Instructions for the task
Reproduce exactly the lines below, from the first one through the line containing "desp = 3.0 * px_x", and omit any pictures.
___ Recorded data
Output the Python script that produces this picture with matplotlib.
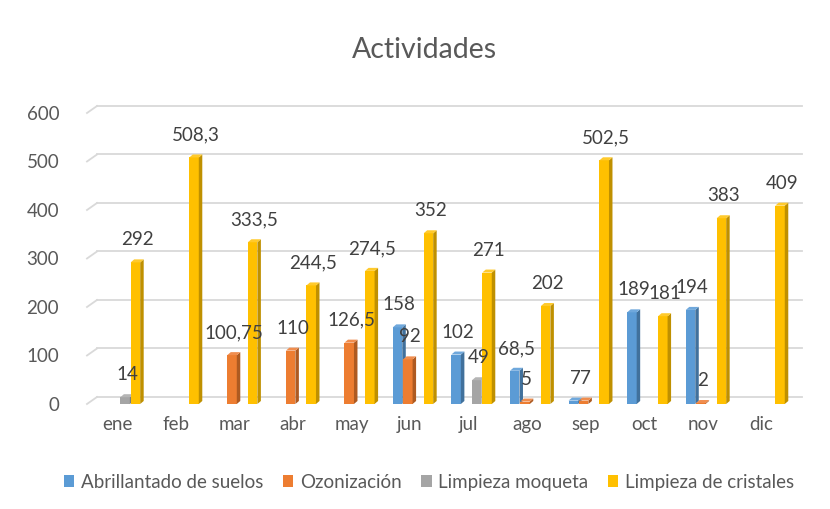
import numpy as np
import matplotlib.pyplot as plt
from matplotlib.patches import Polygon

# Datos mensuales por actividad (NaN = sin actividad ese mes)
meses = ['ene', 'feb', 'mar', 'abr', 'may', 'jun', 'jul', 'ago', 'sep', 'oct', 'nov', 'dic']
nan = np.nan
abrillantado = [nan, nan, nan, nan, nan, 158, 102, 68.5, 7, 189, 194, nan]
ozonizacion = [nan, nan, 100.75, 110, 126.5, 92, nan, 5, 7, nan, 2, nan]
moqueta = [14, nan, nan, nan, nan, nan, 49, nan, nan, nan, nan, nan]
cristales = [292, 508.3, 333.5, 244.5, 274.5, 352, 271, 202, 502.5, 181, 383, 409]

series = ['Abrillantado de suelos', 'Ozonización', 'Limpieza moqueta', 'Limpieza de cristales']
valores = [abrillantado, ozonizacion, moqueta, cristales]
colores = ['#5B9BD5', '#ED7D31', '#A5A5A5', '#FFC000']
lados = ['#41719C', '#AE5A21', '#7C7C7C', '#BF9000']
techos = ['#6FA8DC', '#F08D4E', '#B5B5B5', '#FFCA2C']

FUENTE = 'Lato'
GRIS_TXT = '#595959'

fig = plt.figure(figsize=(8.3, 5.09), dpi=100)
ax = fig.add_axes([0.1048, 0.2063, 0.8494, 0.5717])
ax.set_xlim(-0.512, 11.519)
ax.set_ylim(0, 600)

# profundidad del efecto 3D en unidades de datos
px_x = (11.519 + 0.512) / 705.0
px_y = 600 / 291.0
dx, dy = 3.5 * px_x, 3.0 * px_y
gx, gy = 10 * px_x, 7 * px_y

# rejilla con perspectiva (pared del fondo)
for v in range(0, 601, 100):
    ax.plot([-0.512, -0.512 + gx], [v, v + gy], color='#D9D9D9', lw=1.3,
            clip_on=False, zorder=0)
    ax.plot([-0.512 + gx, 11.519 + gx], [v + gy, v + gy], color='#D9D9D9',
            lw=1.3, clip_on=False, zorder=0)

x = np.arange(len(meses))
slot = 10.3 * px_x
ancho = 9.5 * px_x
desp = 3.0 * px_x

for k, (nombre, vals) in enumerate(zip(series, valores)):
    pos = x + (k - 1.5) * slot + desp
    barras = ax.bar(pos, vals, width=ancho, color=colores[k], label=nombre,
                    zorder=2 + k, linewidth=0)
    for b, v in zip(barras, vals):
        if np.isnan(v):
            continue
        x0, w, h = b.get_x(), b.get_width(), b.get_height()
        lado = Polygon([(x0 + w, 0), (x0 + w + dx, dy), (x0 + w + dx, h + dy), (x0 + w, h)],
                       closed=True, color=lados[k], lw=0, zorder=2 + k, clip_on=False)
        techo = Polygon([(x0, h), (x0 + dx, h + dy), (x0 + w + dx, h + dy), (x0 + w, h)],
                        closed=True, color=techos[k], lw=0, zorder=2 + k, clip_on=False)
        ax.add_patch(lado)
        ax.add_patch(techo)
        etiqueta = f'{v:g}'.replace('.', ',')
        ax.annotate(etiqueta, (x0 + (w + dx) / 2, h + dy), xytext=(0, 10),
                    textcoords='offset points', ha='center', va='baseline',
                    fontsize=13.5, color='#404040', family=FUENTE,
                    zorder=10, annotation_clip=False)

for s in ax.spines.values():
    s.set_visible(False)
ax.tick_params(length=0)
ax.set_xticks(x)
ax.set_xticklabels(meses, fontsize=13.5, color=GRIS_TXT, family=FUENTE)
ax.set_yticks(range(0, 601, 100))
ax.set_yticklabels([str(v) for v in range(0, 601, 100)], fontsize=13.5,
                   color=GRIS_TXT, family=FUENTE)
ax.tick_params(axis='x', pad=9)
ax.tick_params(axis='y', pad=20)

fig.text(0.512, 0.902, 'Actividades', ha='center', va='center', fontsize=20.5,
         color=GRIS_TXT, family=FUENTE)

fig.legend(loc='center', bbox_to_anchor=(0.517, 0.053), ncol=4, frameon=False,
           prop={'family': FUENTE, 'size': 13.5}, labelcolor=GRIS_TXT,
           handlelength=0.55, handleheight=0.55, handletextpad=0.35,
           columnspacing=1.05)

fig.savefig('out.png', dpi=100)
______
The result
Output the Python script that produces this picture with matplotlib.
import numpy as np
import matplotlib.pyplot as plt
from matplotlib.patches import Polygon

# Datos mensuales por actividad (NaN = sin actividad ese mes)
meses = ['ene', 'feb', 'mar', 'abr', 'may', 'jun', 'jul', 'ago', 'sep', 'oct', 'nov', 'dic']
nan = np.nan
abrillantado = [nan, nan, nan, nan, nan, 158, 102, 68.5, 7, 189, 194, nan]
ozonizacion = [nan, nan, 100.75, 110, 126.5, 92, nan, 5, 7, nan, 2, nan]
moqueta = [14, nan, nan, nan, nan, nan, 49, nan, nan, nan, nan, nan]
cristales = [292, 508.3, 333.5, 244.5, 274.5, 352, 271, 202, 502.5, 181, 383, 409]

series = ['Abrillantado de suelos', 'Ozonización', 'Limpieza moqueta', 'Limpieza de cristales']
valores = [abrillantado, ozonizacion, moqueta, cristales]
colores = ['#5B9BD5', '#ED7D31', '#A5A5A5', '#FFC000']
lados = ['#41719C', '#AE5A21', '#7C7C7C', '#BF9000']
techos = ['#6FA8DC', '#F08D4E', '#B5B5B5', '#FFCA2C']

FUENTE = 'Lato'
GRIS_TXT = '#595959'

fig = plt.figure(figsize=(8.3, 5.09), dpi=100)
ax = fig.add_axes([0.1048, 0.2063, 0.8494, 0.5717])
ax.set_xlim(-0.512, 11.519)
ax.set_ylim(0, 600)

# profundidad del efecto 3D en unidades de datos
px_x = (11.519 + 0.512) / 705.0
px_y = 600 / 291.0
dx, dy = 3.5 * px_x, 3.0 * px_y
gx, gy = 10 * px_x, 7 * px_y

# rejilla con perspectiva (pared del fondo)
for v in range(0, 601, 100):
    ax.plot([-0.512, -0.512 + gx], [v, v + gy], color='#D9D9D9', lw=1.3,
            clip_on=False, zorder=0)
    ax.plot([-0.512 + gx, 11.519 + gx], [v + gy, v + gy], color='#D9D9D9',
            lw=1.3, clip_on=False, zorder=0)

x = np.arange(len(meses))
slot = 10.3 * px_x
ancho = 9.5 * px_x
desp = 3.0 * px_x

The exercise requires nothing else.